=== EXERCISE INPUT ===
++++++++++++++++++++
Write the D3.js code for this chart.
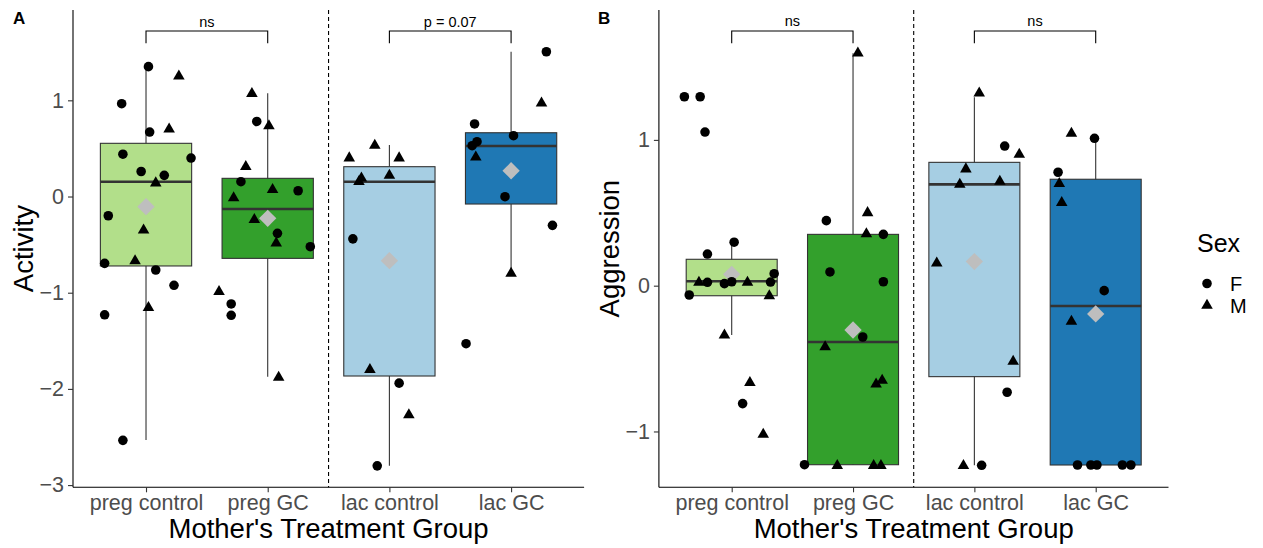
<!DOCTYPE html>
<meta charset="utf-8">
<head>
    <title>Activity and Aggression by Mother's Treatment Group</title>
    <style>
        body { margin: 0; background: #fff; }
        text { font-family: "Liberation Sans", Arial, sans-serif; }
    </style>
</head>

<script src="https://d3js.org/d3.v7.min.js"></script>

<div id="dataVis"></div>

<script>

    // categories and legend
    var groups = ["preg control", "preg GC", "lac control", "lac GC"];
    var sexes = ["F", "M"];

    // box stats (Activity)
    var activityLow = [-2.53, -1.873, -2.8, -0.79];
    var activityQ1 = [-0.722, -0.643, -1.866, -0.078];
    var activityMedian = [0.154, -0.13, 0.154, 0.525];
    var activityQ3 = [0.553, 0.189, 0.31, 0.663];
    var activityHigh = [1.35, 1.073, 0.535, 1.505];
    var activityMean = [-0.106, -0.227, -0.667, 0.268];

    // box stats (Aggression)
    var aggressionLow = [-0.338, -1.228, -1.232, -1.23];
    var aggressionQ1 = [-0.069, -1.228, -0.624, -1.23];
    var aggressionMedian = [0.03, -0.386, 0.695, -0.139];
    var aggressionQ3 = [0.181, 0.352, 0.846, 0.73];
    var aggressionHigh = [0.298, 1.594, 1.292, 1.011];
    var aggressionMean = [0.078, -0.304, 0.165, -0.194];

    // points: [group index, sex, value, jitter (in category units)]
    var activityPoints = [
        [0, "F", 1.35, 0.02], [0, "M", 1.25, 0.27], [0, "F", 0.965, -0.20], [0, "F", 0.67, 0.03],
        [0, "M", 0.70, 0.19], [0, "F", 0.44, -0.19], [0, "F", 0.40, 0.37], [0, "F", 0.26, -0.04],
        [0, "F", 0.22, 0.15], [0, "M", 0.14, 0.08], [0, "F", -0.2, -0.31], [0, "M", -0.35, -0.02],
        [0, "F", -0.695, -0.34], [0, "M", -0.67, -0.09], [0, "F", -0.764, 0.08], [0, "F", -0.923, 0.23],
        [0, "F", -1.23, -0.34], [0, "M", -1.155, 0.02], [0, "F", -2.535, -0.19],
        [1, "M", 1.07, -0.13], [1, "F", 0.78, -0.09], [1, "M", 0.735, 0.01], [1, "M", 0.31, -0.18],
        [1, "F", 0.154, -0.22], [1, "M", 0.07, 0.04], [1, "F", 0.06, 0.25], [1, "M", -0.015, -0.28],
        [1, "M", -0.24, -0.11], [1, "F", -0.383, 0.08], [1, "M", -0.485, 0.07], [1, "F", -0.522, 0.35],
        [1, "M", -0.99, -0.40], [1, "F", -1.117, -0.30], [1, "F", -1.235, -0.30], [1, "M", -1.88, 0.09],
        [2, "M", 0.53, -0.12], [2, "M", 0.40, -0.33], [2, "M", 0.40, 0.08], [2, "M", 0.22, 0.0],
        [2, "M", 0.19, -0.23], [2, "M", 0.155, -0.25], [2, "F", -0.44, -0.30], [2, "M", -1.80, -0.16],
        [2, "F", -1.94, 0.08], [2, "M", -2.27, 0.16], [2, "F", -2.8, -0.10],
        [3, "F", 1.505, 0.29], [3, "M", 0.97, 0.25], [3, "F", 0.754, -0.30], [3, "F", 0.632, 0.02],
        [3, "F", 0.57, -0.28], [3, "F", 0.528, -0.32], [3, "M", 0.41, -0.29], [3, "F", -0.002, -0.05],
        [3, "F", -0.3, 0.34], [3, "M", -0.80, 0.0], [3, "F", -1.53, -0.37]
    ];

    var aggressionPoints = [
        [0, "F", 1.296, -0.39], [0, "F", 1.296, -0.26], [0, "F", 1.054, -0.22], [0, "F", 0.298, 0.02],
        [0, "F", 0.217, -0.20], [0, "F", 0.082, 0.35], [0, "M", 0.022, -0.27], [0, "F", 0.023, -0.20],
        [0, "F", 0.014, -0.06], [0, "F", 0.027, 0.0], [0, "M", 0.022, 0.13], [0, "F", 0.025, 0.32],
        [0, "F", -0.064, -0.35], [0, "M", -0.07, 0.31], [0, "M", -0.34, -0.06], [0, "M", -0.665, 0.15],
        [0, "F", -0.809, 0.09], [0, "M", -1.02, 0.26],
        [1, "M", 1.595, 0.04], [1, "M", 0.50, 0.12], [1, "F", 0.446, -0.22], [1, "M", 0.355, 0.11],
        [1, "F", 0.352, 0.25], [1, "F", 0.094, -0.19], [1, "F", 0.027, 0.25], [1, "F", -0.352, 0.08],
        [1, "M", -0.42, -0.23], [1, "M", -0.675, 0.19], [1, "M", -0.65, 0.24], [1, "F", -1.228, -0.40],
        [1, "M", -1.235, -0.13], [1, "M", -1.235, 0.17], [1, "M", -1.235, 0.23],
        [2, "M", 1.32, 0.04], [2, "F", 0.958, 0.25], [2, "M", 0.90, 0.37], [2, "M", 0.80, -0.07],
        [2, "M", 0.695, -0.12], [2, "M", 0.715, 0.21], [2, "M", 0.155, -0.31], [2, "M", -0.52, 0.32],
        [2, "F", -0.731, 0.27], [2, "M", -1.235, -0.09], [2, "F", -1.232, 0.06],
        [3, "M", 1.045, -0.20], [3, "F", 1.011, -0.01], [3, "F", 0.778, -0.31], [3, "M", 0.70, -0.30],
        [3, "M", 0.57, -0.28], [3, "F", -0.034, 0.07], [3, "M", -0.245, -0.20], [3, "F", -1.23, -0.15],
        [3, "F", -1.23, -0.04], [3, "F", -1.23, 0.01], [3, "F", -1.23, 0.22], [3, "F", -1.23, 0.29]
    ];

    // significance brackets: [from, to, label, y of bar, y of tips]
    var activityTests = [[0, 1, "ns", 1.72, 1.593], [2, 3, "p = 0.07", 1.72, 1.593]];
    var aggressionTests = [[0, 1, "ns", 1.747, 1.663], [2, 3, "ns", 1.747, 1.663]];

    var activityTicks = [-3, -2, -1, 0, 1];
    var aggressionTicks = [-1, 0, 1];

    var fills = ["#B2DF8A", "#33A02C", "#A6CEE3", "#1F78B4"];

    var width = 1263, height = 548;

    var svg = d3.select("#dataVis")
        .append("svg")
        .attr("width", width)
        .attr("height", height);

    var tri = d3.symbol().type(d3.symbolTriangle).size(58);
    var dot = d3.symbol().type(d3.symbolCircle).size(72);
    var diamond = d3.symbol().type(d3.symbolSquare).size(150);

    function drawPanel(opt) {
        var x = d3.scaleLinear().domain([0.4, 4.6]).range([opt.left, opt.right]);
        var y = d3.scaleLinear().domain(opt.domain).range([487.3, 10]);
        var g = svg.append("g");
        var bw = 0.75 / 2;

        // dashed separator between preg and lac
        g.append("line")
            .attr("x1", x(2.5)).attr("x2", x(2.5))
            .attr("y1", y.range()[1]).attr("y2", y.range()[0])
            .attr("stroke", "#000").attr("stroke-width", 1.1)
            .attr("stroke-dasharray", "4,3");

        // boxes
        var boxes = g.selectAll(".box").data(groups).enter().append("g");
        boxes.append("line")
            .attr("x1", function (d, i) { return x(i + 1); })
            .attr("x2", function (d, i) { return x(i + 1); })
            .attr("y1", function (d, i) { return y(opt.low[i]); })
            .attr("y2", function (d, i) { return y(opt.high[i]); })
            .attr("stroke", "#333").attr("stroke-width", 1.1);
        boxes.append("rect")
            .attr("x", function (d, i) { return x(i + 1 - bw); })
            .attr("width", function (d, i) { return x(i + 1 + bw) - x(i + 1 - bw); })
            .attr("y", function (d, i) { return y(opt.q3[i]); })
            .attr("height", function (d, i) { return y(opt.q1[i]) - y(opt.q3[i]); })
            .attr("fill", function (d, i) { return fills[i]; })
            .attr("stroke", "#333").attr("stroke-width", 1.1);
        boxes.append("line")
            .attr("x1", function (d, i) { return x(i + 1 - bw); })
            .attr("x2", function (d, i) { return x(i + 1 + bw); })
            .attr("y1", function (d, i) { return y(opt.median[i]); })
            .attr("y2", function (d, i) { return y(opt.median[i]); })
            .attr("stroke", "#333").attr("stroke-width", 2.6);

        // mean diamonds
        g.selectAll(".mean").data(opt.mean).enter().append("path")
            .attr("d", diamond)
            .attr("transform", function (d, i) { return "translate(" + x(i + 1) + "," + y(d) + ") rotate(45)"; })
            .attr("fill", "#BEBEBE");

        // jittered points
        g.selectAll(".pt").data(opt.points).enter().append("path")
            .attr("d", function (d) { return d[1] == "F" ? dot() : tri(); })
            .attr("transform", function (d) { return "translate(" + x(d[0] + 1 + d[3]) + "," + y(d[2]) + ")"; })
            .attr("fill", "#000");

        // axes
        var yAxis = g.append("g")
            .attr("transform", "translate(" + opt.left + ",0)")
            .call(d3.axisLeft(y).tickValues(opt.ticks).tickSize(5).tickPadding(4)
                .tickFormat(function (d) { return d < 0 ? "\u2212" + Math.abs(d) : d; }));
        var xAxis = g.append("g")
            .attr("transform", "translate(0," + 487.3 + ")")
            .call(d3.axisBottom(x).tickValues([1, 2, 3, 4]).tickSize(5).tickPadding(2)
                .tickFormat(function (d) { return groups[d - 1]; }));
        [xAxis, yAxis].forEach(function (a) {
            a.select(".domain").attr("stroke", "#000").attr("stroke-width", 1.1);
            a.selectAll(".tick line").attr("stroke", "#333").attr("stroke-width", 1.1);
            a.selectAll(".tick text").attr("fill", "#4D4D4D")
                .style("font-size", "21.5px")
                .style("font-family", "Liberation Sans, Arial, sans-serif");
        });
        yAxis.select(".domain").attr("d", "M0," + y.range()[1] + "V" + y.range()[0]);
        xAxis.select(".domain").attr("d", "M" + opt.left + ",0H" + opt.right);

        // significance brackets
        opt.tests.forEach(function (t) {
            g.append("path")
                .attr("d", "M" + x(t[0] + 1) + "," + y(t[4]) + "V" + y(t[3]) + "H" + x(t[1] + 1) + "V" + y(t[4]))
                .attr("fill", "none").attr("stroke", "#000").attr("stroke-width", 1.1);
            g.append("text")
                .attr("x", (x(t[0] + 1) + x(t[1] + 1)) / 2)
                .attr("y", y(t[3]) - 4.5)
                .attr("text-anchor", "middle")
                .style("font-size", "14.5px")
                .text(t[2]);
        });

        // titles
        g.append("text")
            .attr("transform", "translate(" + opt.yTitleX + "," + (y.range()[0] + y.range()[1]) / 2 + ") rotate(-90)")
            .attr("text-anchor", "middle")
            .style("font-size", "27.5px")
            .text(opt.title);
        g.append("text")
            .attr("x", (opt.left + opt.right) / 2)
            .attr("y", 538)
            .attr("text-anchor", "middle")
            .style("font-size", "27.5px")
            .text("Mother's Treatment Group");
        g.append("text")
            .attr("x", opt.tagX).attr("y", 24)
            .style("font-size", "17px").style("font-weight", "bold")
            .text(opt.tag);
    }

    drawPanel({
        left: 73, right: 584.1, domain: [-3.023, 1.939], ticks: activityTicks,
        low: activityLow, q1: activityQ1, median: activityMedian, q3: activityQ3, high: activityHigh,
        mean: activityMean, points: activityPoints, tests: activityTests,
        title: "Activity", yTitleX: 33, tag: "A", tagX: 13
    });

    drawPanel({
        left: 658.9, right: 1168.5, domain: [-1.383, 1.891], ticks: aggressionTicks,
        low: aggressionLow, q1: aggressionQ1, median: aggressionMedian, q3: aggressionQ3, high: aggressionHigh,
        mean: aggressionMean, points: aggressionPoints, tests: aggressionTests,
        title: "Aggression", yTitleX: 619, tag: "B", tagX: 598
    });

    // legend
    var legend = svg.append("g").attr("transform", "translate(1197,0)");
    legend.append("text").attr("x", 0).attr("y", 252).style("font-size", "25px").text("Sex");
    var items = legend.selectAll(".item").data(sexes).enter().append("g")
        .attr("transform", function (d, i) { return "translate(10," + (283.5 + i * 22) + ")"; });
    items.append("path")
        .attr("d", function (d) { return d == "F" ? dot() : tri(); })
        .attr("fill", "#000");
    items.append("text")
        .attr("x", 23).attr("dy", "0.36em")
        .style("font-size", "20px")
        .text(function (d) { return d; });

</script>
++++++++++++++++++++
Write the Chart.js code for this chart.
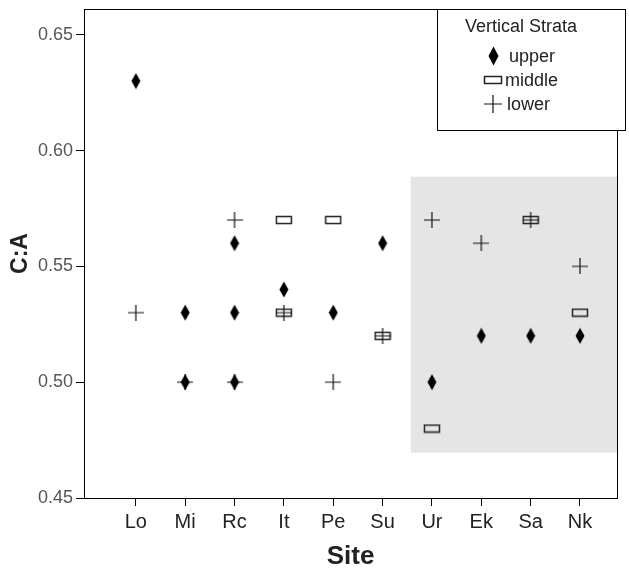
++++++++++++++++++++
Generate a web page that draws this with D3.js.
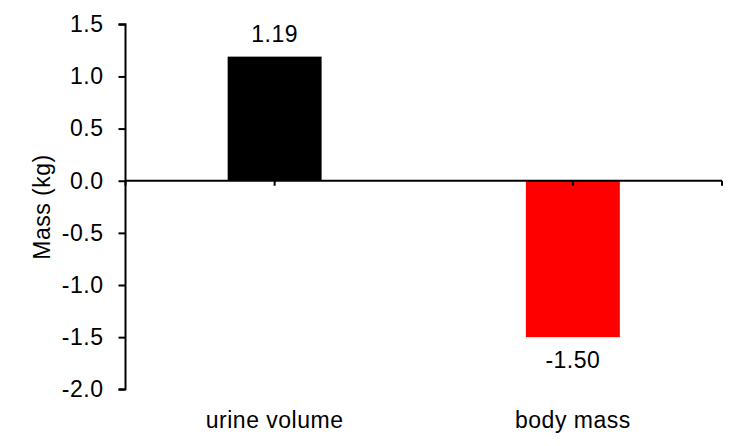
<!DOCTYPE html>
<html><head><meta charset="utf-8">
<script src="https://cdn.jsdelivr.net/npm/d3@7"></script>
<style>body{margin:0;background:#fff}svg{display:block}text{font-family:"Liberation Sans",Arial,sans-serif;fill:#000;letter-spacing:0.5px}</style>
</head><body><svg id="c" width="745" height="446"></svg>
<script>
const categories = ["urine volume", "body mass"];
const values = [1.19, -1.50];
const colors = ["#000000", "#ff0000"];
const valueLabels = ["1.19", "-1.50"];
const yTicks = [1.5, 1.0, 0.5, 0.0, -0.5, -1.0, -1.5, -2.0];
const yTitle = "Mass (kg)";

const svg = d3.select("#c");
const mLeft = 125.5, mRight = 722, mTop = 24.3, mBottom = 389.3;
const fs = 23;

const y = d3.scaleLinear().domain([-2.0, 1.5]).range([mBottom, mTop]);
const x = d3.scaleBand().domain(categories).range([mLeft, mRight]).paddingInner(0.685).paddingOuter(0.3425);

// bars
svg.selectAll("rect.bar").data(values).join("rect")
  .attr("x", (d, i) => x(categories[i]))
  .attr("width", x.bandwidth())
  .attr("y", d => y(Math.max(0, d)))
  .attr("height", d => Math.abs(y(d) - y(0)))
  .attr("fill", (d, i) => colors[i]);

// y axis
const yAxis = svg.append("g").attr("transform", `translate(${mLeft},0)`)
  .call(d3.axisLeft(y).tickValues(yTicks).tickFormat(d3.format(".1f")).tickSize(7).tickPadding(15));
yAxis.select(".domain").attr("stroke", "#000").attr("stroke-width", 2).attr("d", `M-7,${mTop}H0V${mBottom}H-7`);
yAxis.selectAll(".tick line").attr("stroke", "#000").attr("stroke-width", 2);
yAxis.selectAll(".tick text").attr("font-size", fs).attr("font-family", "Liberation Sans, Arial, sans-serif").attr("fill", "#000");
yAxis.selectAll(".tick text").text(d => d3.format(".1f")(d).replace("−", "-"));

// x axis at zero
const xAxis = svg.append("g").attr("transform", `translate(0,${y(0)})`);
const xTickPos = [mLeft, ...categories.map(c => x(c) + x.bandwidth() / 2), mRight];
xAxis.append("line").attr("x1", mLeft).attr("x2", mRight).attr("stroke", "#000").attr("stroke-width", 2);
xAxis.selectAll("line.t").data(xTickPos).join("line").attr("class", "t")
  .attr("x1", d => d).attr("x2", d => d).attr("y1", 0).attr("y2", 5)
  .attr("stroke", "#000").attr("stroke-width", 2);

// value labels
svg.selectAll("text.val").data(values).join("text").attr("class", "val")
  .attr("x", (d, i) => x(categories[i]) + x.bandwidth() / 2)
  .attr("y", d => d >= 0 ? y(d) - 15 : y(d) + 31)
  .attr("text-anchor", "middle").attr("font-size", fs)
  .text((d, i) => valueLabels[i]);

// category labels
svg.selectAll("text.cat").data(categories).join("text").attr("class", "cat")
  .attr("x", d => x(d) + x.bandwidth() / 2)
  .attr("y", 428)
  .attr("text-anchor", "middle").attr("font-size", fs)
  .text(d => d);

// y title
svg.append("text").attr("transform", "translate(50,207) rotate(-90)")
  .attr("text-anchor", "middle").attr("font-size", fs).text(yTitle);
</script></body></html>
++++++++++++++++++++
=== EXERCISE REQUIREMENTS ===
Read through the data and copy every line where "this" shows up.

=== FINAL ANSWER ===
Write the D3.js code for this chart.
Write the Chart.js code for this chart.
Generate a web page that draws this with D3.js.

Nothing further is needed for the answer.